--- START OF DATA SHOWN ---

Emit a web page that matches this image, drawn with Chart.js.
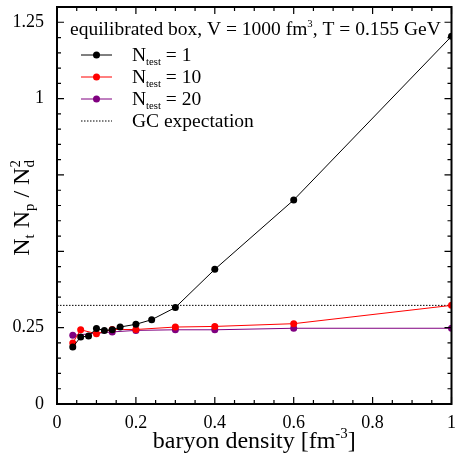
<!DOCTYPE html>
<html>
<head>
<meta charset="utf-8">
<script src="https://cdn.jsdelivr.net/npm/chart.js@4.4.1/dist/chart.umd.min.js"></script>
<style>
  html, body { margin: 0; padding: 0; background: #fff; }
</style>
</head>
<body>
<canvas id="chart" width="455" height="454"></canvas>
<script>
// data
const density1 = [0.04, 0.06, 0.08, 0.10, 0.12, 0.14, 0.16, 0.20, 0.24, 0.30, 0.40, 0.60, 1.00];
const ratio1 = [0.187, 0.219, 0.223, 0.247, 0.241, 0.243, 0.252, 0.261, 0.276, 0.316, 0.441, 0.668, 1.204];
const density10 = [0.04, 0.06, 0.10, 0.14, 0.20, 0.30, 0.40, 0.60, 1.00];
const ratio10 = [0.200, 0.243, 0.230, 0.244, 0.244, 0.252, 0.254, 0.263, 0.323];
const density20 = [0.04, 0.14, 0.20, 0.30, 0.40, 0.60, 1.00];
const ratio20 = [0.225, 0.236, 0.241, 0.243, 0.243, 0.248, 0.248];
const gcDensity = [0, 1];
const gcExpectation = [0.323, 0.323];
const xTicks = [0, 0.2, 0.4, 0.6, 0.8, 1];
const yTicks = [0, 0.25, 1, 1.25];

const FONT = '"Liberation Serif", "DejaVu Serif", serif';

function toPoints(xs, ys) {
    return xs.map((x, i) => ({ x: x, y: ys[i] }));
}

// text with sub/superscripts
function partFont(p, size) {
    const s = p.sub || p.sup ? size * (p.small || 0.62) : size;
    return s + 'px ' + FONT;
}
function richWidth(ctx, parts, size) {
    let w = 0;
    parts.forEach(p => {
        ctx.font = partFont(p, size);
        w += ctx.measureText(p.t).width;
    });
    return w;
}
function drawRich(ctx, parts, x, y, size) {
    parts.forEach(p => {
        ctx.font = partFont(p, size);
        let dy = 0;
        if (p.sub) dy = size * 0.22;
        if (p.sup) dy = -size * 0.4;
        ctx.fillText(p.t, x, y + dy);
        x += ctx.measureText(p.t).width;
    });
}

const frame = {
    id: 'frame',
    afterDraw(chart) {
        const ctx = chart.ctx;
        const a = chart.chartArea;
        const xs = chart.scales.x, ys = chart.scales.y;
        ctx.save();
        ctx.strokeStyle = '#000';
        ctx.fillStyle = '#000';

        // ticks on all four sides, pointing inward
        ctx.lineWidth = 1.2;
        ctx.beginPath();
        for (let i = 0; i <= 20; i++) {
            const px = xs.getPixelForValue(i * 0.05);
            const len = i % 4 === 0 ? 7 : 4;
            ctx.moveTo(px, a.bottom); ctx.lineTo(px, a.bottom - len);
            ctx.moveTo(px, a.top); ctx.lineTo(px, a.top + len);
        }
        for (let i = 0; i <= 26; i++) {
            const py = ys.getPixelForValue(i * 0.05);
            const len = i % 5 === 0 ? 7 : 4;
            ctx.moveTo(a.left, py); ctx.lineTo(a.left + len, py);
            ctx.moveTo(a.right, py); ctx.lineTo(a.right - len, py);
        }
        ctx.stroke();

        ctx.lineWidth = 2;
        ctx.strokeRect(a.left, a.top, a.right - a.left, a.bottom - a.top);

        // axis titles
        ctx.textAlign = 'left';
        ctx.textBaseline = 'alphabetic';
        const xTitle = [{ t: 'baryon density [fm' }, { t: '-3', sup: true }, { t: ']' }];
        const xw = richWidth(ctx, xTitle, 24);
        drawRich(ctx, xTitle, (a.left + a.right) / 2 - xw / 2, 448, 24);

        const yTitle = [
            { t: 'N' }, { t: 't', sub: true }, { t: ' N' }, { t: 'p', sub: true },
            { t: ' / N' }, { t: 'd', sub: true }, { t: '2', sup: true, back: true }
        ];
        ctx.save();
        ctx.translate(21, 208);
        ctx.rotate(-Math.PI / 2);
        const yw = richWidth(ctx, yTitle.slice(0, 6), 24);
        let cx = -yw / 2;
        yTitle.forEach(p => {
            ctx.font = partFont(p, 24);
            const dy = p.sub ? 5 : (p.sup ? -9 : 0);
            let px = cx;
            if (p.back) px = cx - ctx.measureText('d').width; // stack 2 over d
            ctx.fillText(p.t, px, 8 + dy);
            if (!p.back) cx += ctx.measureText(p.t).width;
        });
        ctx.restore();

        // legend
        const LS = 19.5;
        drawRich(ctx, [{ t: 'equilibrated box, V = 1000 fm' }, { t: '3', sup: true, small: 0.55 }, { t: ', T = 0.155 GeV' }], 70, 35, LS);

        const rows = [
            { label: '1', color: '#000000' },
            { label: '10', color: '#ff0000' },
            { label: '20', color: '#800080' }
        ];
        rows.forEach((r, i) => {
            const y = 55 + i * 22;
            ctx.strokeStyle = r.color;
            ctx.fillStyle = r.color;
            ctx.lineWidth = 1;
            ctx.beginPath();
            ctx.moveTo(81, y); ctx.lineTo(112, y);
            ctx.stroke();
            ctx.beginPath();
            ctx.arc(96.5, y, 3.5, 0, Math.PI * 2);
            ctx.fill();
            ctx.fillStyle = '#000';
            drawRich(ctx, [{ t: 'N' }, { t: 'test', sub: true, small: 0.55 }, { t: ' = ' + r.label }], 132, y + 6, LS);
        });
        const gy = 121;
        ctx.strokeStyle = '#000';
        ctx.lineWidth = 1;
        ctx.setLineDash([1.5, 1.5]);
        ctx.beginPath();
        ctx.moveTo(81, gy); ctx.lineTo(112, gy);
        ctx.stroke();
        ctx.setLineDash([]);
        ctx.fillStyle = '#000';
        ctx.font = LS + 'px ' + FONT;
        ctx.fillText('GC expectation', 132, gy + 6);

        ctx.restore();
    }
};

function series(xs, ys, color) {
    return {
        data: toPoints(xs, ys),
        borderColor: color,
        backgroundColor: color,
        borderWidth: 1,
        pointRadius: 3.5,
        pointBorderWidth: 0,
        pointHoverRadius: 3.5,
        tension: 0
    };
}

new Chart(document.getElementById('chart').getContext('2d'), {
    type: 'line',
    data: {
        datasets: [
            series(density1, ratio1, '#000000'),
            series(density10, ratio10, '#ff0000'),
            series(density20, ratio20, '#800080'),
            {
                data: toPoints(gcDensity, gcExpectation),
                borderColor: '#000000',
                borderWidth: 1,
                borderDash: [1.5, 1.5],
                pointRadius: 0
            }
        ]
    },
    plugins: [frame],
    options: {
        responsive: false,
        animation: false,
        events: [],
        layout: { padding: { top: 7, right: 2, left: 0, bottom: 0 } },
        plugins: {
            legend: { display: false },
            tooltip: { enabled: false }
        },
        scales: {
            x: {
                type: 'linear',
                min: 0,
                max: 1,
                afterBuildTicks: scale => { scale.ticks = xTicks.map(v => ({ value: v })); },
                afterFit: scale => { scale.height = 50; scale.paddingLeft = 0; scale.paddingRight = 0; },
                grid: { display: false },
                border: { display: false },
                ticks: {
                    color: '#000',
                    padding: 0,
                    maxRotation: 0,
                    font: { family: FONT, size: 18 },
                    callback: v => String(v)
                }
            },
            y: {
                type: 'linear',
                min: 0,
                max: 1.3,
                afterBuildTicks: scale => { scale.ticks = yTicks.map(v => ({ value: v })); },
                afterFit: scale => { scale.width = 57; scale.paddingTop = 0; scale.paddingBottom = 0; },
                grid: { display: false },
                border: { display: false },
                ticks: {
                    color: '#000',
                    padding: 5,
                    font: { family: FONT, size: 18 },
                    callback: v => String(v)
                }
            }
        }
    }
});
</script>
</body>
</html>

--- END OF DATA SHOWN ---

- **TASK REQUIREMENTS**
Repeat the listing above exactly, with no pictures.

- **EXPECTED ANSWER**
Emit a web page that matches this image, drawn with Chart.js.
<!DOCTYPE html>
<html>
<head>
<meta charset="utf-8">
<script src="https://cdn.jsdelivr.net/npm/chart.js@4.4.1/dist/chart.umd.min.js"></script>
<style>
  html, body { margin: 0; padding: 0; background: #fff; }
</style>
</head>
<body>
<canvas id="chart" width="455" height="454"></canvas>
<script>
// data
const density1 = [0.04, 0.06, 0.08, 0.10, 0.12, 0.14, 0.16, 0.20, 0.24, 0.30, 0.40, 0.60, 1.00];
const ratio1 = [0.187, 0.219, 0.223, 0.247, 0.241, 0.243, 0.252, 0.261, 0.276, 0.316, 0.441, 0.668, 1.204];
const density10 = [0.04, 0.06, 0.10, 0.14, 0.20, 0.30, 0.40, 0.60, 1.00];
const ratio10 = [0.200, 0.243, 0.230, 0.244, 0.244, 0.252, 0.254, 0.263, 0.323];
const density20 = [0.04, 0.14, 0.20, 0.30, 0.40, 0.60, 1.00];
const ratio20 = [0.225, 0.236, 0.241, 0.243, 0.243, 0.248, 0.248];
const gcDensity = [0, 1];
const gcExpectation = [0.323, 0.323];
const xTicks = [0, 0.2, 0.4, 0.6, 0.8, 1];
const yTicks = [0, 0.25, 1, 1.25];

const FONT = '"Liberation Serif", "DejaVu Serif", serif';

function toPoints(xs, ys) {
    return xs.map((x, i) => ({ x: x, y: ys[i] }));
}

// text with sub/superscripts
function partFont(p, size) {
    const s = p.sub || p.sup ? size * (p.small || 0.62) : size;
    return s + 'px ' + FONT;
}
function richWidth(ctx, parts, size) {
    let w = 0;
    parts.forEach(p => {
        ctx.font = partFont(p, size);
        w += ctx.measureText(p.t).width;
    });
    return w;
}
function drawRich(ctx, parts, x, y, size) {
    parts.forEach(p => {
        ctx.font = partFont(p, size);
        let dy = 0;
        if (p.sub) dy = size * 0.22;
        if (p.sup) dy = -size * 0.4;
        ctx.fillText(p.t, x, y + dy);
        x += ctx.measureText(p.t).width;
    });
}

const frame = {
    id: 'frame',
    afterDraw(chart) {
        const ctx = chart.ctx;
        const a = chart.chartArea;
        const xs = chart.scales.x, ys = chart.scales.y;
        ctx.save();
        ctx.strokeStyle = '#000';
        ctx.fillStyle = '#000';

        // ticks on all four sides, pointing inward
        ctx.lineWidth = 1.2;
        ctx.beginPath();
        for (let i = 0; i <= 20; i++) {
            const px = xs.getPixelForValue(i * 0.05);
            const len = i % 4 === 0 ? 7 : 4;
            ctx.moveTo(px, a.bottom); ctx.lineTo(px, a.bottom - len);
            ctx.moveTo(px, a.top); ctx.lineTo(px, a.top + len);
        }
        for (let i = 0; i <= 26; i++) {
            const py = ys.getPixelForValue(i * 0.05);
            const len = i % 5 === 0 ? 7 : 4;
            ctx.moveTo(a.left, py); ctx.lineTo(a.left + len, py);
            ctx.moveTo(a.right, py); ctx.lineTo(a.right - len, py);
        }
        ctx.stroke();

        ctx.lineWidth = 2;
        ctx.strokeRect(a.left, a.top, a.right - a.left, a.bottom - a.top);

        // axis titles
        ctx.textAlign = 'left';
        ctx.textBaseline = 'alphabetic';
        const xTitle = [{ t: 'baryon density [fm' }, { t: '-3', sup: true }, { t: ']' }];
        const xw = richWidth(ctx, xTitle, 24);
        drawRich(ctx, xTitle, (a.left + a.right) / 2 - xw / 2, 448, 24);

        const yTitle = [
            { t: 'N' }, { t: 't', sub: true }, { t: ' N' }, { t: 'p', sub: true },
            { t: ' / N' }, { t: 'd', sub: true }, { t: '2', sup: true, back: true }
        ];
        ctx.save();
        ctx.translate(21, 208);
        ctx.rotate(-Math.PI / 2);
        const yw = richWidth(ctx, yTitle.slice(0, 6), 24);
        let cx = -yw / 2;
        yTitle.forEach(p => {
            ctx.font = partFont(p, 24);
            const dy = p.sub ? 5 : (p.sup ? -9 : 0);
            let px = cx;
            if (p.back) px = cx - ctx.measureText('d').width; // stack 2 over d
            ctx.fillText(p.t, px, 8 + dy);
            if (!p.back) cx += ctx.measureText(p.t).width;
        });
        ctx.restore();

        // legend
        const LS = 19.5;
        drawRich(ctx, [{ t: 'equilibrated box, V = 1000 fm' }, { t: '3', sup: true, small: 0.55 }, { t: ', T = 0.155 GeV' }], 70, 35, LS);

        const rows = [
            { label: '1', color: '#000000' },
            { label: '10', color: '#ff0000' },
            { label: '20', color: '#800080' }
        ];
        rows.forEach((r, i) => {
            const y = 55 + i * 22;
            ctx.strokeStyle = r.color;
            ctx.fillStyle = r.color;
            ctx.lineWidth = 1;
            ctx.beginPath();
            ctx.moveTo(81, y); ctx.lineTo(112, y);
            ctx.stroke();
            ctx.beginPath();
            ctx.arc(96.5, y, 3.5, 0, Math.PI * 2);
            ctx.fill();
            ctx.fillStyle = '#000';
            drawRich(ctx, [{ t: 'N' }, { t: 'test', sub: true, small: 0.55 }, { t: ' = ' + r.label }], 132, y + 6, LS);
        });
        const gy = 121;
        ctx.strokeStyle = '#000';
        ctx.lineWidth = 1;
        ctx.setLineDash([1.5, 1.5]);
        ctx.beginPath();
        ctx.moveTo(81, gy); ctx.lineTo(112, gy);
        ctx.stroke();
        ctx.setLineDash([]);
        ctx.fillStyle = '#000';
        ctx.font = LS + 'px ' + FONT;
        ctx.fillText('GC expectation', 132, gy + 6);

        ctx.restore();
    }
};

function series(xs, ys, color) {
    return {
        data: toPoints(xs, ys),
        borderColor: color,
        backgroundColor: color,
        borderWidth: 1,
        pointRadius: 3.5,
        pointBorderWidth: 0,
        pointHoverRadius: 3.5,
        tension: 0
    };
}

new Chart(document.getElementById('chart').getContext('2d'), {
    type: 'line',
    data: {
        datasets: [
            series(density1, ratio1, '#000000'),
            series(density10, ratio10, '#ff0000'),
            series(density20, ratio20, '#800080'),
            {
                data: toPoints(gcDensity, gcExpectation),
                borderColor: '#000000',
                borderWidth: 1,
                borderDash: [1.5, 1.5],
                pointRadius: 0
            }
        ]
    },
    plugins: [frame],
    options: {
        responsive: false,
        animation: false,
        events: [],
        layout: { padding: { top: 7, right: 2, left: 0, bottom: 0 } },
        plugins: {
            legend: { display: false },
            tooltip: { enabled: false }
        },
        scales: {
            x: {
                type: 'linear',
                min: 0,
                max: 1,
                afterBuildTicks: scale => { scale.ticks = xTicks.map(v => ({ value: v })); },
                afterFit: scale => { scale.height = 50; scale.paddingLeft = 0; scale.paddingRight = 0; },
                grid: { display: false },
                border: { display: false },
                ticks: {
                    color: '#000',
                    padding: 0,
                    maxRotation: 0,
                    font: { family: FONT, size: 18 },
                    callback: v => String(v)
                }
            },
            y: {
                type: 'linear',
                min: 0,
                max: 1.3,
                afterBuildTicks: scale => { scale.ticks = yTicks.map(v => ({ value: v })); },
                afterFit: scale => { scale.width = 57; scale.paddingTop = 0; scale.paddingBottom = 0; },
                grid: { display: false },
                border: { display: false },
                ticks: {
                    color: '#000',
                    padding: 5,
                    font: { family: FONT, size: 18 },
                    callback: v => String(v)
                }
            }
        }
    }
});
</script>
</body>
</html>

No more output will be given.